Source code of charts:
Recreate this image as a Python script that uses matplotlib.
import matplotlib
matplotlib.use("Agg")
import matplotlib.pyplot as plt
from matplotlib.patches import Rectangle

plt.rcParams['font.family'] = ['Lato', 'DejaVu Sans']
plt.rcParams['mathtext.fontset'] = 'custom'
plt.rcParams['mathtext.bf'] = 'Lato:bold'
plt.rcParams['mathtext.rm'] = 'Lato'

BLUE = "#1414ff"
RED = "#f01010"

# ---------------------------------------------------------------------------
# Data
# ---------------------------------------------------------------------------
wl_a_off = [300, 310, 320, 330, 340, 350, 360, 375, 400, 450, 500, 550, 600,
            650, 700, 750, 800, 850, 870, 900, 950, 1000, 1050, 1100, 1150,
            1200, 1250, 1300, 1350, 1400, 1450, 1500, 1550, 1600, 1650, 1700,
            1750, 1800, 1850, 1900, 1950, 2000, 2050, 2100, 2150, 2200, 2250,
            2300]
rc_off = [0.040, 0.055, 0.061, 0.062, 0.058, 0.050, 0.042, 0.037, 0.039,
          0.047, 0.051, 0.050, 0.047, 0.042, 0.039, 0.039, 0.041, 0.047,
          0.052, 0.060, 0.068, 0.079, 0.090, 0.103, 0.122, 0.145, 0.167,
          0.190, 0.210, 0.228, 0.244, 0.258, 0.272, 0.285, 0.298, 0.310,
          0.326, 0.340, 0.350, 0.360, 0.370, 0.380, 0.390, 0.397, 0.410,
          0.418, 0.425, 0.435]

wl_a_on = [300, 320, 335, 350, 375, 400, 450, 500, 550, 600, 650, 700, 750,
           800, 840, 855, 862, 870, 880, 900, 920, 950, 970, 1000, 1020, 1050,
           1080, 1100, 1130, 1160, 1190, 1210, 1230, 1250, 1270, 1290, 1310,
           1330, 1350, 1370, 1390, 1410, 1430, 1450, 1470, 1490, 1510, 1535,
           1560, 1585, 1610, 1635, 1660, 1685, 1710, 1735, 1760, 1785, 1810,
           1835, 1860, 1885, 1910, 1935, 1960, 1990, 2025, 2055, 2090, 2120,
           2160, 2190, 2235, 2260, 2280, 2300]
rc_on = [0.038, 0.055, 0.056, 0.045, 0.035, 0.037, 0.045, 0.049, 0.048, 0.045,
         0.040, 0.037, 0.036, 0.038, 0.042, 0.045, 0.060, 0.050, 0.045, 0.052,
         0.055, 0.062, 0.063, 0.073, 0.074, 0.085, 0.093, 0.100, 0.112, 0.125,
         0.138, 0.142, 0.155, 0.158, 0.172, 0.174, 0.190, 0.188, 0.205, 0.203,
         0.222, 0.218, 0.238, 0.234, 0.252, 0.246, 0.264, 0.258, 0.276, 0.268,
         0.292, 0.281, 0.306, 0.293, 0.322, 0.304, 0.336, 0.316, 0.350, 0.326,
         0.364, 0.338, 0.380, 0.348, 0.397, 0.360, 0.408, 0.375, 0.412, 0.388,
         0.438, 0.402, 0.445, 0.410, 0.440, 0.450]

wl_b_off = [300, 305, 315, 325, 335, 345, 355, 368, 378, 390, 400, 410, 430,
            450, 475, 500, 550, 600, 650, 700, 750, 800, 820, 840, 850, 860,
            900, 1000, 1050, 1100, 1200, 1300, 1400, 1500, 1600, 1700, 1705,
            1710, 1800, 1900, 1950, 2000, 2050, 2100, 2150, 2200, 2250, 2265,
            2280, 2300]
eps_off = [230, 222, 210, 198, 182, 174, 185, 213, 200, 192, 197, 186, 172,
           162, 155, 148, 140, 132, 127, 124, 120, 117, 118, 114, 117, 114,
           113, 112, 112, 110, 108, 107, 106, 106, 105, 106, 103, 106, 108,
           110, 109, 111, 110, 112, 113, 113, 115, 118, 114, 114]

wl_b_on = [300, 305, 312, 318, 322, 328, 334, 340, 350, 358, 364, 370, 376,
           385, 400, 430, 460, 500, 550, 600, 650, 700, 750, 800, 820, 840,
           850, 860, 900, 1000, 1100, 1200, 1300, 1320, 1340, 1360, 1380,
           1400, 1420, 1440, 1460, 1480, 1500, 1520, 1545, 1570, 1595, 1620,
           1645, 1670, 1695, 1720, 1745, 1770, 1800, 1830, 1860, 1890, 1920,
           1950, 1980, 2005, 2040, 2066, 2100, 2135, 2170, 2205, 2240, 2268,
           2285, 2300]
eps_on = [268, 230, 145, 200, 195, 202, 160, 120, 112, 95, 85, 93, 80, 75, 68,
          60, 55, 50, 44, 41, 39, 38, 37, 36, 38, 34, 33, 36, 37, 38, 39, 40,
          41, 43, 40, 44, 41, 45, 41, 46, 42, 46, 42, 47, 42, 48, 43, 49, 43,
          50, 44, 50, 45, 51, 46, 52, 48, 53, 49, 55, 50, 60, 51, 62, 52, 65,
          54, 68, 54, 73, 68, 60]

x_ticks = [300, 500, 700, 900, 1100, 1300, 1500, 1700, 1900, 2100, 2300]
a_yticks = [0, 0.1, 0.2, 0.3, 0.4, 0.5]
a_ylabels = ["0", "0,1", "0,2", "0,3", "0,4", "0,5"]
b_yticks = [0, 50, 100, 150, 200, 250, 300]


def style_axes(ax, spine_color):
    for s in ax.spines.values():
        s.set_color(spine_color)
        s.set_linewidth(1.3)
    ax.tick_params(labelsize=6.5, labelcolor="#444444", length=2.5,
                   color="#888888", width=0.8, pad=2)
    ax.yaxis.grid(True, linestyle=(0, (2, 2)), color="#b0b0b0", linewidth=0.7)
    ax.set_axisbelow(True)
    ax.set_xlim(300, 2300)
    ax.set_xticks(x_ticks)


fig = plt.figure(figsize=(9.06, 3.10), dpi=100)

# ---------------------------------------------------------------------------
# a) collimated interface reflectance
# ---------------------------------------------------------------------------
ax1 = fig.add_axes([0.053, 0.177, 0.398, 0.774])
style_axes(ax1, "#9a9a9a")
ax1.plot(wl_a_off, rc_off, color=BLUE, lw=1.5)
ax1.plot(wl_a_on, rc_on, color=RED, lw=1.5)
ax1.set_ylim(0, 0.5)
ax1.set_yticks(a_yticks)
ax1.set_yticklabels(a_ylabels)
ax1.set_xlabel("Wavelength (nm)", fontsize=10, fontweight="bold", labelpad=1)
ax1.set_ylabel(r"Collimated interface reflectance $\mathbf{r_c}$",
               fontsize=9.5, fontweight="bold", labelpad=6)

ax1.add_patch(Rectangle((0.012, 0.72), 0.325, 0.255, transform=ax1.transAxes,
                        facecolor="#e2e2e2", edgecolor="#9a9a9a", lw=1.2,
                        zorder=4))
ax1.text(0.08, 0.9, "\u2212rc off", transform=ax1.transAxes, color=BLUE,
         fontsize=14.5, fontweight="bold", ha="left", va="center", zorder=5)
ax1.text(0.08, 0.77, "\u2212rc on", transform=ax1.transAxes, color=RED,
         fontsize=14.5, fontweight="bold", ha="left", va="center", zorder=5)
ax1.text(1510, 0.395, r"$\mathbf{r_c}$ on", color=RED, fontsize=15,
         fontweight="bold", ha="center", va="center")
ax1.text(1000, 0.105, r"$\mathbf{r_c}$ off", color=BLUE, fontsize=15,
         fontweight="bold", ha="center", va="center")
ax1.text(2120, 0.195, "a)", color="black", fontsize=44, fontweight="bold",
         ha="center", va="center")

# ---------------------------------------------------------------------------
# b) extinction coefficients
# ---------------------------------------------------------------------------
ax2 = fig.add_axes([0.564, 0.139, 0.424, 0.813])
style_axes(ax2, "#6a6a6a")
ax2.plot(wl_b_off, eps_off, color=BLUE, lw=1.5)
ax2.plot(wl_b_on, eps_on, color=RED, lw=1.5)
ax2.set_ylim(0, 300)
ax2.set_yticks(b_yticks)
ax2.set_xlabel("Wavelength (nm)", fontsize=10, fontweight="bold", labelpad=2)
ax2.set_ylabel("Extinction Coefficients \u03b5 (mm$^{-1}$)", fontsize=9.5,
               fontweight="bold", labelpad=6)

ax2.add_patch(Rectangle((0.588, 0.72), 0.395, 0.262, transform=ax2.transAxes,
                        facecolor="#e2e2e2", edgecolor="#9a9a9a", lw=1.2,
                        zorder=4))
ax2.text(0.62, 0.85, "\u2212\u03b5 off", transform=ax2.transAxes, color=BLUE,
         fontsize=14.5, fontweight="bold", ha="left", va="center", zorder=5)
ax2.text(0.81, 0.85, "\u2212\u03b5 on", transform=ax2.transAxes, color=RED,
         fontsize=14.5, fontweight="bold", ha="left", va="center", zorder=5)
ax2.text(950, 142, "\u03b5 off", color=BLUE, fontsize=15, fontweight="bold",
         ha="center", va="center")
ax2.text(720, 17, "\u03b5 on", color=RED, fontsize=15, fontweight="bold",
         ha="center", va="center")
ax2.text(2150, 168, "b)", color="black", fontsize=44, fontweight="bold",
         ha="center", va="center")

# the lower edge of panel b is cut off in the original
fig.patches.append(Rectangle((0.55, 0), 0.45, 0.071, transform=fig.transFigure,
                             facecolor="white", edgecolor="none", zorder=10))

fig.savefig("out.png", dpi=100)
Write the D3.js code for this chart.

*Short task*:
From the first line of the listing above to the line with "from matplotlib.patches import Rectangle", please transcribe each line exactly, both ends included, and nothing beyond that.

*Solution for this exercise*:
Recreate this image as a Python script that uses matplotlib.
import matplotlib
matplotlib.use("Agg")
import matplotlib.pyplot as plt
from matplotlib.patches import Rectangle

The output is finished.